Central Illinois physician donates $3.5 million for cancer research

Central Illinois physician donates $3.5 million for cancer research

Patient's gift creates endowed professorship for leukemia research at UChicago

July 21, 2015

Anjuli Nayak, a renowned allergist and immunologist from Bloomington who received cancer treatment at the University of Chicago Medicine, is endowing a $3.5 million professorship at the medical center for leukemia research.

The 60-year-old, who has received several experimental cancer treatments, said she wanted to make a donation to continue the academic medical center's legacy of cancer research and innovation.

"I feel really overwhelmed with the fact that this will help leukemia research go on," Nayak said. "I hope that this will bring a fuller life, a longer life and a more hopeful life to patients."

Wendy Stock, MD, professor of medicine and a leading authority on acute and chronic leukemias, will become the first holder of the Anjuli Seth Nayak Professorship in Leukemia. The appointment was effective as of March 1, 2015.

"I am tremendously honored to receive this wonderful acknowledgement of our work in the leukemia program at the University of Chicago," Stock said. "It is a special privilege to receive this gift from one of my patients, Dr.
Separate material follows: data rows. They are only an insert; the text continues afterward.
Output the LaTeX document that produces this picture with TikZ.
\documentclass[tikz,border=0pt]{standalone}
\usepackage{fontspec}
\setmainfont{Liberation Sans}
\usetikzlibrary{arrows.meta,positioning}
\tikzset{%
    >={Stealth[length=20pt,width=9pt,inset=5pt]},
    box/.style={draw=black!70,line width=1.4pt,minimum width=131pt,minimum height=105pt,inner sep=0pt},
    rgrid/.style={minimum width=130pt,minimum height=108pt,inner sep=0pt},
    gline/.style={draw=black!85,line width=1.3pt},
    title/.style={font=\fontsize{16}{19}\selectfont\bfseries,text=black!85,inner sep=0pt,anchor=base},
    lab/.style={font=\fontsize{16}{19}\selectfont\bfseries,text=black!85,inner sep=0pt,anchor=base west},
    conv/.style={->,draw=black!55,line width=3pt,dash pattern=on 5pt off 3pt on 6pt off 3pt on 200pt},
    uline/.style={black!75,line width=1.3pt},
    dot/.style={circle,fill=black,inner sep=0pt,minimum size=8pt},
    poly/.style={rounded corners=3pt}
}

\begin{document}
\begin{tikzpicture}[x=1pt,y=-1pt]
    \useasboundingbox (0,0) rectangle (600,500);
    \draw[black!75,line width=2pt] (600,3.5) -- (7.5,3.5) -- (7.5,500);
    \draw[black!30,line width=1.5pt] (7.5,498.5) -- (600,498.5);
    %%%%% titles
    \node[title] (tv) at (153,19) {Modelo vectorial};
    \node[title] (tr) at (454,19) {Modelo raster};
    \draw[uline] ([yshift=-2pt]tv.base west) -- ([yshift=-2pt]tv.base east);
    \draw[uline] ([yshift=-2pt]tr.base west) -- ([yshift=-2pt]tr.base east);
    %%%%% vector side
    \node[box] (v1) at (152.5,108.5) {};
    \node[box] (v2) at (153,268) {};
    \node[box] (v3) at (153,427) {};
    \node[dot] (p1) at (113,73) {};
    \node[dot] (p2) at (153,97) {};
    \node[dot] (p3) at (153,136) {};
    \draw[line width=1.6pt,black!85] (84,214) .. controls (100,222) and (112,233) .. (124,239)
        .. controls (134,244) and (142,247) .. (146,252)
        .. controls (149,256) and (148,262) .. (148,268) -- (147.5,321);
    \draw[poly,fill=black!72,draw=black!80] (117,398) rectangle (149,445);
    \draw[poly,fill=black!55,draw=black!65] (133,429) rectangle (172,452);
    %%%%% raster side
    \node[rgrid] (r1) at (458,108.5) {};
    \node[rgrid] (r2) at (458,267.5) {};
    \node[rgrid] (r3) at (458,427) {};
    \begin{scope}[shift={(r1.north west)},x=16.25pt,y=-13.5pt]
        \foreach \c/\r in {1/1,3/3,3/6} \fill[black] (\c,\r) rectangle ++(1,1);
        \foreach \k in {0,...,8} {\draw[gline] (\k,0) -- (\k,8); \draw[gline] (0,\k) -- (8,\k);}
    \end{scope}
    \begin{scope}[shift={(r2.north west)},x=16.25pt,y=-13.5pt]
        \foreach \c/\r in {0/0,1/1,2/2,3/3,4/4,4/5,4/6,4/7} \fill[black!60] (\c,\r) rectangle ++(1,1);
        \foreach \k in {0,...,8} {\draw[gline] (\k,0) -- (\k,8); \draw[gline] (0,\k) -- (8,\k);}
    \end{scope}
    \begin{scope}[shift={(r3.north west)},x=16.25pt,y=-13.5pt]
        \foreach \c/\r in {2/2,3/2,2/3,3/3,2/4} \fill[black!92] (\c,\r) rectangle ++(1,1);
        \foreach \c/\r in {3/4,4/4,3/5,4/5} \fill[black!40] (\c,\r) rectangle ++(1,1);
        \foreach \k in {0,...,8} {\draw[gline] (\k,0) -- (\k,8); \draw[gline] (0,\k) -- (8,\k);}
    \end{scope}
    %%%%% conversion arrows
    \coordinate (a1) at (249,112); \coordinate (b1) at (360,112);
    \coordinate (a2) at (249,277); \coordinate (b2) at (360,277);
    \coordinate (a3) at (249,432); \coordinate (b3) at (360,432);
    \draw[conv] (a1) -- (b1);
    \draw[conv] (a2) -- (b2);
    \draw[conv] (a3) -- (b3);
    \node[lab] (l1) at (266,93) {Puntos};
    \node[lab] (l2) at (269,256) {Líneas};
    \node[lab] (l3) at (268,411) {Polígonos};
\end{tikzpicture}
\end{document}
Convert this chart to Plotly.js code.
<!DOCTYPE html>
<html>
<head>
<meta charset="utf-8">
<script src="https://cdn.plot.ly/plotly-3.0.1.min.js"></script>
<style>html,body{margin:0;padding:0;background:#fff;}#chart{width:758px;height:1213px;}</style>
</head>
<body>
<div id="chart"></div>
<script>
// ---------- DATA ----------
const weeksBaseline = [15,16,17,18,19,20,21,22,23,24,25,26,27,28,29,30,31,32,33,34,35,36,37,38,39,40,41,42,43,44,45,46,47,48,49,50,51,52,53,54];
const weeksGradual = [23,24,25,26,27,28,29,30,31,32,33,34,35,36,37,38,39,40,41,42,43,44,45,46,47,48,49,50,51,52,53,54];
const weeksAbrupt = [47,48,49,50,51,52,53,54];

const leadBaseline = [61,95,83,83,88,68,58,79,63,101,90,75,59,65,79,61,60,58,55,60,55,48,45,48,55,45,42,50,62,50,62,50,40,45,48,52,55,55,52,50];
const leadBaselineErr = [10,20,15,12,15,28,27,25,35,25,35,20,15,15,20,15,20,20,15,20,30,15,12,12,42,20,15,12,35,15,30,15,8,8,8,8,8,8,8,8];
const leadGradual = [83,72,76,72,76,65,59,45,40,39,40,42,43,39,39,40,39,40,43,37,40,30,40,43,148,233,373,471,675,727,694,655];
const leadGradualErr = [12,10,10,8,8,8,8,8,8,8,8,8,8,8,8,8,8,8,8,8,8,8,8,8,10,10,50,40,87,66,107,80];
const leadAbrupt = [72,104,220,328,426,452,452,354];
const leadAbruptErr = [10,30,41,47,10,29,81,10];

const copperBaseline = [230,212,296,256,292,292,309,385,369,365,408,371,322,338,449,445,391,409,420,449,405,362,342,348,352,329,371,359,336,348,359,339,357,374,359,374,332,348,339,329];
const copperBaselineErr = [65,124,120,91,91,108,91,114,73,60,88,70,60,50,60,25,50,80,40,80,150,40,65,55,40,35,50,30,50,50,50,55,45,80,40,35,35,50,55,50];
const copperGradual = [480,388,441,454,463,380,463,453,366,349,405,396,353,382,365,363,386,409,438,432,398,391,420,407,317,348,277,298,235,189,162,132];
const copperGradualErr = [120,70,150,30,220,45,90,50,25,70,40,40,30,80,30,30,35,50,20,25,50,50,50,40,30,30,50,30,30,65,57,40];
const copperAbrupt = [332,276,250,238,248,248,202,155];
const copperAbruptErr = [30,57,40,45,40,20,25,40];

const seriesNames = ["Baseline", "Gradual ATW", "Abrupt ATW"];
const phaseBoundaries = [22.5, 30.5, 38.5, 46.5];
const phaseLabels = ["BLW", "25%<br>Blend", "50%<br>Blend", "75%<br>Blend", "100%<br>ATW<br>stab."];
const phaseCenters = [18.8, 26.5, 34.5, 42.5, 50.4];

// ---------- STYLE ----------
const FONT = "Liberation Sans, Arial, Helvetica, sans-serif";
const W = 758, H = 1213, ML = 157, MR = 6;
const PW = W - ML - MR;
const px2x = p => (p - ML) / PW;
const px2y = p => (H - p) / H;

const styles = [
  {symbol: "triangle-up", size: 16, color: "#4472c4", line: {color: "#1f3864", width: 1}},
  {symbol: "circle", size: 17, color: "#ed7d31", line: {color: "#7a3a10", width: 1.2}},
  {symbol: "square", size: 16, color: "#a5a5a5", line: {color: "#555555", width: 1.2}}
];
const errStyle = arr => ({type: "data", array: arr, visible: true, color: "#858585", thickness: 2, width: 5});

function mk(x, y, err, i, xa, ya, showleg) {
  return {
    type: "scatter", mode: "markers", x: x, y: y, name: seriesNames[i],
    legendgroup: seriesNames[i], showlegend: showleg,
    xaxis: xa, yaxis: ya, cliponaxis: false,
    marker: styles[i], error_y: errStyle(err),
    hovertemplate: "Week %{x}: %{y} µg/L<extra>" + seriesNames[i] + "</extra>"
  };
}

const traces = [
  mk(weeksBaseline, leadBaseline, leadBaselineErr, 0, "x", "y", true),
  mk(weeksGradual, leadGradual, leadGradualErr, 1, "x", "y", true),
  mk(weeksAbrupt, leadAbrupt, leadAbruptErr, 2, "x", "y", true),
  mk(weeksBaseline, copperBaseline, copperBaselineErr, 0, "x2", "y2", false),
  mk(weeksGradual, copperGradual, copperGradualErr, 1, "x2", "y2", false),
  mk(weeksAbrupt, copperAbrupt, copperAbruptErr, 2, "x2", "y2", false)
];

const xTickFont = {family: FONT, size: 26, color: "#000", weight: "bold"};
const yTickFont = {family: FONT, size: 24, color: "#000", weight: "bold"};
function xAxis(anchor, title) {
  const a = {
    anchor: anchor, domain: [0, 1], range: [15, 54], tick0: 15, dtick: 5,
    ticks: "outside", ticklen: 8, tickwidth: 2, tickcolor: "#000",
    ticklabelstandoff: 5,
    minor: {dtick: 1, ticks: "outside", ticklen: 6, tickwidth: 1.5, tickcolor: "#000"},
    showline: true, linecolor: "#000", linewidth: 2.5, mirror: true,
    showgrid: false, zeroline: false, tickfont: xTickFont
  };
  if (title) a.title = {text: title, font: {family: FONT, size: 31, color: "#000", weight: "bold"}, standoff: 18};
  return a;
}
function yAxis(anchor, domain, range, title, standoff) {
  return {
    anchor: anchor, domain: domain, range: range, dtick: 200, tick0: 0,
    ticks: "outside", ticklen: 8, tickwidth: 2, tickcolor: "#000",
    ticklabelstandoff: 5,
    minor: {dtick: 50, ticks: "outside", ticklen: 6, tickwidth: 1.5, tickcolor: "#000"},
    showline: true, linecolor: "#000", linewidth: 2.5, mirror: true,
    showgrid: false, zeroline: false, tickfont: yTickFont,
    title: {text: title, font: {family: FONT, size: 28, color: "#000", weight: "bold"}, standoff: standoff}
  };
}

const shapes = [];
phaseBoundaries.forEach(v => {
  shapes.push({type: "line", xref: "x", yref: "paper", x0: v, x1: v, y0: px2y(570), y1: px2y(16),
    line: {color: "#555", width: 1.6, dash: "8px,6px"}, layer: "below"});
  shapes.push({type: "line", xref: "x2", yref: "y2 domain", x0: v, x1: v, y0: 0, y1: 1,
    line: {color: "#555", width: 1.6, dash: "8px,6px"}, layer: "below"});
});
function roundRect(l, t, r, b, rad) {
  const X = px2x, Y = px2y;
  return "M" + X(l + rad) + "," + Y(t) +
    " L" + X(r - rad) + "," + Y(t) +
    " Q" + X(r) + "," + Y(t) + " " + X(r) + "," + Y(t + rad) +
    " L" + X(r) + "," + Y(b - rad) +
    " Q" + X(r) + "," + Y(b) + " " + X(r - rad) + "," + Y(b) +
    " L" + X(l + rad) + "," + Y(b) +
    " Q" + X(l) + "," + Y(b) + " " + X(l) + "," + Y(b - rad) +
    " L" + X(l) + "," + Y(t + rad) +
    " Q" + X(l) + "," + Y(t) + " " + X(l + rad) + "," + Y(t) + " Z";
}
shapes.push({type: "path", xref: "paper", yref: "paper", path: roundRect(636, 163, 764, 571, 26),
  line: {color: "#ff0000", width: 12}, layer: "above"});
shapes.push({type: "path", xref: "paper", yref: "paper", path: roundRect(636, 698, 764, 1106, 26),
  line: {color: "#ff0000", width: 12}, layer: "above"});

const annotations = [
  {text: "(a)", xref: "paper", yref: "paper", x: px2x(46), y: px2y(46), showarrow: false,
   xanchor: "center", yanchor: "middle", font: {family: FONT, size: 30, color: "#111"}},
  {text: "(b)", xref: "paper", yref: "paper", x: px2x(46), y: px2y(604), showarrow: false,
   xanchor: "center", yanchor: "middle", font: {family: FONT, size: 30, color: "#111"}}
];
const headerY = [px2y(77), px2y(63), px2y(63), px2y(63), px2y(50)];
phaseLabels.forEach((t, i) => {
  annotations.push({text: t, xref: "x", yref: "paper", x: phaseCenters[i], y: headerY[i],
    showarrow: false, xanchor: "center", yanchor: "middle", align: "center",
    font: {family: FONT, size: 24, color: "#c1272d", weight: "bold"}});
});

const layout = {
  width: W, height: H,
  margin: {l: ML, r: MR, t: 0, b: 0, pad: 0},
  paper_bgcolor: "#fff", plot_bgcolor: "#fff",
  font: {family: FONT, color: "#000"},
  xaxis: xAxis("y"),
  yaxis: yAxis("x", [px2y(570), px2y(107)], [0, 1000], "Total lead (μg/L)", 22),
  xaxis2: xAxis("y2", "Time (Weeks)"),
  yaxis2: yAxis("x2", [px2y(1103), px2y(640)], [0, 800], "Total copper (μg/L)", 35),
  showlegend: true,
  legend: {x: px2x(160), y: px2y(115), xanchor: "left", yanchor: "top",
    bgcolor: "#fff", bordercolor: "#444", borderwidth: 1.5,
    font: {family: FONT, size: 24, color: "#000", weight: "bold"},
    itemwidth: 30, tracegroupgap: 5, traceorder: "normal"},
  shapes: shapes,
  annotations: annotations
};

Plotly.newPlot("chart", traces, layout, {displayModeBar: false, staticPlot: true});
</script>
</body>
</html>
Nayak, whose grace, dignity, intelligence and optimism reflects the spirit of our patients and reminds me of the many reasons that I chose this fascinating, challenging and rewarding area of medicine."

Nayak was diagnosed in 2010 with acute lymphoblastic lymphoma (ALL), an aggressive cancer of the blood and bone marrow that can quickly spread to fluid bathing the brain and spinal cord. Despite her medical background, Nayak said the diagnosis left her feeling lost. She was ultimately referred to UChicago Medicine, where she met Stock.

"When I came to her, I was totally broken with the diagnosis," Nayak said. "The hope that was instilled in me by Dr. Stock was immeasurable. She walked the journey with me. She shared my journey with leukemia as her own. When a doctor does that for you, it's pretty amazing."

Genetic analysis showed that Nayak's leukemia had a Philadelphia chromosome, resulting from the exchange of genetic material on chromosomes 9 and 22. The switches create a cancer-causing "fusion" gene that was first described by UChicago's pioneering cancer geneticist Janet Rowley, MD, in the 1970s. That work led to the development of successful molecularly targeted therapies for this disease.

Nayak's UChicago Medicine team helped her enroll in a clinical trial using this successful molecularly targeted treatment for Philadelphia-chromosome positive ALL, which resulted in a clinical remission. She subsequently received an innovative form of hematopoietic cell transplantation developed at UChicago that involved a combination of adult donor-stem cells and umbilical cord stem cells. After a relapse, the UChicago team worked with Nayak to enroll her in another novel clinical trial.

Since her initial treatment at UChicago, Nayak has focused on restoring her health through exercise and nutrition, while also spending time speaking about her medical journey to church groups and women's retreats. Her memoir, "Plucked from a Mango Tree: An Indian Woman's Journey Across the Ocean, through Cancer, and to Freedom," was published earlier this year. The book is available through Amazon.com, Barnes & Noble and the University of Chicago Bookstore.

Nayak, who retired from Sneeze, Wheeze & Itch Associates in 2013, is donating proceeds from the book to the University of Chicago Cancer Research Foundation.